Photo of wood block type

What do you look forward to most from SCI, and what do you hope to accomplish through the Institute? What are your plans for next steps after the Institute this fall?

We are particularly excited about the opportunity to get out of our silos—print v digital, academics v publishing professionals, and so on–and to draw upon and further cultivate our interdependencies. We are eager to explore non-traditional means of disseminating our findings, especially as we seek to reach a range of audiences: faculty and administrators, scholars in small societies, and publishers. We are considering creating a webinar in which deans share their perspective on open-access publishing; and a white paper for the Oberlin Group and/or Lever Press, among others.

One thought on “Does One Size Fit All? Small Societies, Humanities Journals, and the Risk and Promise of Open Access Conversion

  1. You might want to take a look at the Societies and Open Access Research (SOAR) project, which catalogs society-published OA journals. It currently lists 1,033 societies publishing 1,000 full (non-hybrid) OA journals.
    http://bit.ly/hoap-soar

    Insofar as you focus on *converting* non-OA journals to OA, you might also want to take a look at the Harvard journal-flipping project.
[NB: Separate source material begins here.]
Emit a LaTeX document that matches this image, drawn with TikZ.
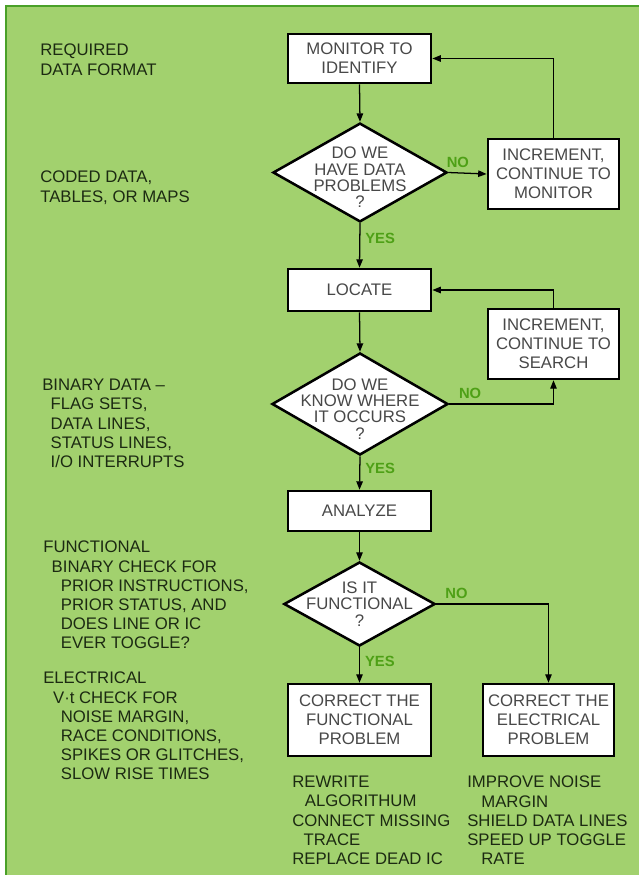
\documentclass[tikz,border=0pt]{standalone}
\usepackage{fontspec}
\setmainfont{Liberation Sans}
\usetikzlibrary{arrows.meta,shapes.geometric}
\definecolor{panelgreen}{RGB}{162,209,110}
\definecolor{edgegreen}{RGB}{74,160,40}
\definecolor{answergreen}{RGB}{78,160,22}
\definecolor{notetext}{RGB}{28,42,18}
\definecolor{boxtext}{RGB}{72,72,72}
\tikzset{
  procbox/.style={draw=black, line width=1.8pt, fill=white, text=boxtext,
    align=center, inner sep=2pt, font=\fontsize{11.9}{13.5}\selectfont},
  decision/.style={diamond, draw=black, line width=1.8pt, fill=white, inner sep=0pt},
  decisiontext/.style={text=boxtext, align=center, inner sep=0pt,
    font=\fontsize{11.9}{11.7}\selectfont},
  note/.style={anchor=north west, align=left, inner sep=0pt, text=notetext,
    font=\fontsize{11.9}{13.6}\selectfont},
  answer/.style={text=answergreen, inner sep=3.5pt, font=\bfseries\fontsize{10.5}{12}\selectfont},
  flow/.style={-{Triangle[length=6pt, width=4.6pt]}, line width=0.9pt}
}
\newcommand{\ind}[1]{\hspace*{#1pt}}

\begin{document}
\begin{tikzpicture}[x=0.025cm, y=-0.025cm]
  \useasboundingbox (0,0) rectangle (639,875);
  \fill[white] (0,0) rectangle (639,875);
  \fill[panelgreen] (5,5) rectangle (639,875);
  \draw[edgegreen, line width=1.6pt] (6,875) -- (6,6) -- (639,6);

  % flow chart
  \node[procbox, minimum width=3.58cm, minimum height=1.23cm] (mon) at (359.5,58.5) {MONITOR TO\\IDENTIFY};
  \node[decision, minimum width=4.35cm, minimum height=2.47cm] (d1) at (360,172.5) {};
  \node[decisiontext] (d1t) at ([yshift=-3.5pt]d1.center) {DO WE\\HAVE DATA\\PROBLEMS\\?};
  \node[procbox, minimum width=3.28cm, minimum height=1.75cm] (incmon) at (553.5,174) {INCREMENT,\\CONTINUE TO\\MONITOR};
  \node[procbox, minimum width=3.58cm, minimum height=1.05cm] (loc) at (359.5,290) {LOCATE};
  \node[procbox, minimum width=3.28cm, minimum height=1.75cm] (incsea) at (553.5,344) {INCREMENT,\\CONTINUE TO\\SEARCH};
  \node[decision, minimum width=4.4cm, minimum height=2.55cm] (d2) at (360,404) {};
  \node[decisiontext] (d2t) at ([yshift=-3.5pt]d2.center) {DO WE\\KNOW WHERE\\IT OCCURS\\?};
  \node[procbox, minimum width=3.58cm, minimum height=1cm] (ana) at (359.5,511) {ANALYZE};
  \node[decision, minimum width=3.78cm, minimum height=2.1cm] (d3) at (359.5,604) {};
  \node[decisiontext] (d3t) at (d3.center) {IS IT\\FUNCTIONAL\\?};
  \node[procbox, minimum width=3.58cm, minimum height=1.8cm] (fixfun) at (359.5,720) {CORRECT THE\\FUNCTIONAL\\PROBLEM};
  \node[procbox, minimum width=3.28cm, minimum height=1.8cm] (fixele) at (548.5,720) {CORRECT THE\\ELECTRICAL\\PROBLEM};

  \draw[flow] (mon.south) -- (d1.north);
  \draw[flow] (d1.east) -- node[answer, above, pos=.25] (no1) {NO} (incmon.west);
  \draw[flow] (incmon.north) |- (mon.east);
  \draw[flow] (d1.south) -- node[answer, right, pos=.35] (yes1) {YES} (loc.north);
  \draw[flow] (loc.south) -- (d2.north);
  \draw[flow] (d2.east) -| node[answer, above, pos=.1] (no2) {NO} (incsea.south);
  \draw[flow] (incsea.north) |- (loc.east);
  \draw[flow] (d2.south) -- node[answer, right, pos=.35] (yes2) {YES} (ana.north);
  \draw[flow] (ana.south) -- (d3.north);
  \draw[flow] (d3.east) -| node[answer, above, pos=.09] (no3) {NO} (fixele.north);
  \draw[flow] (d3.south) -- node[answer, right, pos=.4] (yes3) {YES} (fixfun.north);

  % notes at the left
  \node[note] (fmtnote) at (40,44) {REQUIRED\\DATA FORMAT};
  \node[note] (codenote) at (40,171) {CODED DATA,\\TABLES, OR MAPS};
  \node[note] (binnote) at (42,379) {BINARY DATA --\\\ind{6}FLAG SETS,\\\ind{6}DATA LINES,\\\ind{6}STATUS LINES,\\\ind{6}I/O INTERRUPTS};
  \node[note] (funnote) at (43,541) {FUNCTIONAL\\\ind{6}BINARY CHECK FOR\\\ind{12.5}PRIOR INSTRUCTIONS,\\\ind{12.5}PRIOR STATUS, AND\\\ind{12.5}DOES LINE OR IC\\\ind{12.5}EVER TOGGLE?};
  \node[note] (elenote) at (43,672) {ELECTRICAL\\\ind{7}V·t CHECK FOR\\\ind{12.5}NOISE MARGIN,\\\ind{12.5}RACE CONDITIONS,\\\ind{12.5}SPIKES OR GLITCHES,\\\ind{12.5}SLOW RISE TIMES};

  % remedies under the boxes
  \node[note] (funfix) at (292,776) {REWRITE\\\ind{9}ALGORITHUM\\CONNECT MISSING\\\ind{8}TRACE\\REPLACE DEAD IC};
  \node[note] (elefix) at (467,776) {IMPROVE NOISE\\\ind{10}MARGIN\\SHIELD DATA LINES\\SPEED UP TOGGLE\\\ind{10}RATE};
\end{tikzpicture}
\end{document}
It commissioned a literature review by David Solomon, Bo-Christer Björk, and Mikael Laakso, whose preliminary draft has been open for public comment for several months now. The public comment period ended this week, but the draft will remain online until the final version is published this summer. Of course it will be OA.
    https://osc.hul.harvard.edu/programs/journal-flipping/

    Disclosure: I’m associated with both projects. Good luck with your research!